In a sweeping $500 million-plus project aimed at finally upgrading Philadelphia’s worn downtown retail district and spreading Center City’s apartment revival east of Broad Street, a development group says it plans to demolish a modest block of stores on Market Street between 11th and 12th, and eventually level or renovate the rest of the block down to Chestnut Street, in favor of a new retail/residential complex.
"We’re going to have grocers, we’re going to have restaurants, entertainment, fashion," said Jeff Kanne, chief executive of National Real Estate Advisors (NREA), a $2.2 billion-asset, Washington-based firm that counts the International Brotherhood of Electrical Workers and other unions as investors. "All the tenants have been terminated, and we expect to knock that building down in July," Kanne said Tuesday of the 1100 block of Market Street, former site of the N. Snellenburg & Co. department store and currently home to a dollar store and electronics, clothing, and jewelry shops.
Planned are two new store buildings facing Market Street that will be topped by 325 apartments with parking underground. Builders also will strip and replace the outside walls of the eight-story former Snellenburg warehouse facing 11th Street, now used by the city’s Family Court. The developers are talking to office tenants, but could end up putting more apartments there, said Pete Soens of Philadelphia developer and landlord SSH Real Estate, an East Market investor.

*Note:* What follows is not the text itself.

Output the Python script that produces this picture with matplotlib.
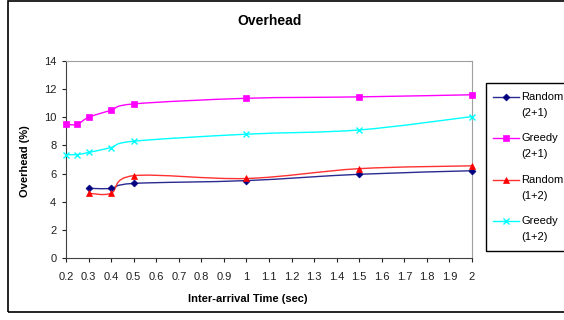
import matplotlib
matplotlib.use("Agg")
import numpy as np
from matplotlib import pyplot as plt
from matplotlib.path import Path
from matplotlib.patches import PathPatch, Rectangle
from matplotlib.lines import Line2D

plt.rcParams['font.family'] = ['Liberation Sans', 'DejaVu Sans']

# data
x_full = [0.2, 0.25, 0.3, 0.4, 0.5, 1.0, 1.5, 2.0]
x_part = [0.3, 0.4, 0.5, 1.0, 1.5, 2.0]
random_21 = [4.95, 4.95, 5.3, 5.5, 5.95, 6.2]
greedy_21 = [9.5, 9.5, 10.0, 10.5, 10.95, 11.35, 11.45, 11.6]
random_12 = [4.6, 4.6, 5.85, 5.65, 6.35, 6.55]
greedy_12 = [7.35, 7.35, 7.5, 7.85, 8.3, 8.8, 9.1, 10.05]
x_ticks = [round(0.2 + 0.1 * i, 1) for i in range(19)]
tick_labels = [('%g' % t) for t in x_ticks]

series = [
    ("Random", "(2+1)", x_part, random_21, '#000080', 'D', 3.5, '#2a2a90'),
    ("Greedy", "(2+1)", x_full, greedy_21, '#ff00ff', 's', 4.5, '#ff00ff'),
    ("Random", "(1+2)", x_part, random_12, '#ff0000', '^', 5, '#ff3030'),
    ("Greedy", "(1+2)", x_full, greedy_12, '#00ffff', 'x', 4, '#00ffff'),
]


def smooth_path(xs, ys):
    # Excel-style smoothed line drawn as cubic bezier segments
    xs = np.asarray(xs, float)
    ys = np.asarray(ys, float)
    n = len(xs)
    verts = [(xs[0], ys[0])]
    codes = [Path.MOVETO]
    for i in range(n - 1):
        p0 = np.array([xs[max(i - 1, 0)], ys[max(i - 1, 0)]])
        p1 = np.array([xs[i], ys[i]])
        p2 = np.array([xs[i + 1], ys[i + 1]])
        p3 = np.array([xs[min(i + 2, n - 1)], ys[min(i + 2, n - 1)]])
        c1 = p1 + (p2 - p0) / 6.0
        c2 = p2 - (p3 - p1) / 6.0
        verts += [tuple(c1), tuple(c2), tuple(p2)]
        codes += [Path.CURVE4] * 3
    return Path(verts, codes)


W, H = 564, 320
fig = plt.figure(figsize=(W / 100, H / 100), dpi=100)
fig.patches.append(Rectangle((8 / W, 1 - 312 / H), 1.0, 311 / H,
                             transform=fig.transFigure, fill=False,
                             edgecolor='black', linewidth=1.2))
ax = fig.add_axes([66 / W, 1 - 258 / H, 406 / W, 197 / H])

for name, sub, xs, ys, mcol, marker, ms, lcol in series:
    ax.add_patch(PathPatch(smooth_path(xs, ys), fill=False, edgecolor=lcol,
                           linewidth=1.0, zorder=2))
    ax.plot(xs, ys, linestyle='none', marker=marker, color=mcol,
            markersize=ms, markeredgewidth=1 if marker == 'x' else 0.5,
            zorder=3, clip_on=False)

ax.set_xlim(0.2, 2.0)
ax.set_ylim(0, 14)
ax.set_xticks(x_ticks)
ax.set_xticklabels(tick_labels)
ax.set_yticks(range(0, 15, 2))
ax.tick_params(direction='out', length=3, labelsize=8, width=0.8,
               colors='#202020')
ax.tick_params(axis='x', pad=7)
ax.tick_params(axis='y', pad=4)
for side in ['top', 'right']:
    ax.spines[side].set_color('#a0a0a0')
for side in ['left', 'bottom']:
    ax.spines[side].set_color('#404040')

ax.set_xlabel('Inter-arrival Time (sec)', fontsize=8, fontweight='bold')
ax.xaxis.set_label_coords((248 - 66) / 406, (258 - 294) / 197)
ax.set_ylabel('Overhead (%)', fontsize=8, fontweight='bold')
ax.yaxis.set_label_coords((30 - 66) / 406, 0.49)
fig.text(270 / W, 1 - 21 / H, 'Overhead', ha='center', va='center',
         fontsize=10, fontweight='bold')

# legend box drawn by hand so the key line sits on the first text line
fig.patches.append(Rectangle((486 / W, 1 - 251 / H), 1.0, 168 / H,
                             transform=fig.transFigure, fill=False,
                             edgecolor='black', linewidth=1.0))
for i, (name, sub, xs, ys, mcol, marker, ms, lcol) in enumerate(series):
    y = 97 + 41.3 * i
    fig.lines.append(Line2D([493 / W, 519 / W], [1 - y / H, 1 - y / H],
                            transform=fig.transFigure, color=lcol,
                            linewidth=1.0))
    fig.lines.append(Line2D([506 / W], [1 - y / H],
                            transform=fig.transFigure, color=mcol,
                            linestyle='none', marker=marker,
                            markersize=ms,
                            markeredgewidth=1 if marker == 'x' else 0.5))
    fig.text(521 / W, 1 - y / H, name, ha='left', va='center', fontsize=8)
    fig.text(521 / W, 1 - (y + 16) / H, sub, ha='left', va='center',
             fontsize=8)

fig.savefig('out.png', dpi=100)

Retail stores are planned for the first floor of the nearby 12-story Girard office building, with the upper floors upgraded for office, hotel, or apartments, depending on “market demand,” said Daniel Killinger, director at NREA Development Services.
If the initial space sells well, the group plans to replace buildings in the 1100 block of Chestnut Street with new stores and apartments - bringing the residential count for the entire project to as many as 1,000 units, Killinger said.
McDevitt Co., a retail real estate agency whose clients include the chains owned by South Philadelphia-based Urban Outfitters Inc., is in charge of signing new stores. The architect for the project is BLT, whose recent efforts include two University City high-rises. Service alleys on Ludlow and Clover Streets will be opened to through traffic, the developers said Tuesday, and a walkway stretched from opposite the Convention Center’s Reading Terminal entrance on Market Street to Chestnut, linking historic neighborhoods south and east.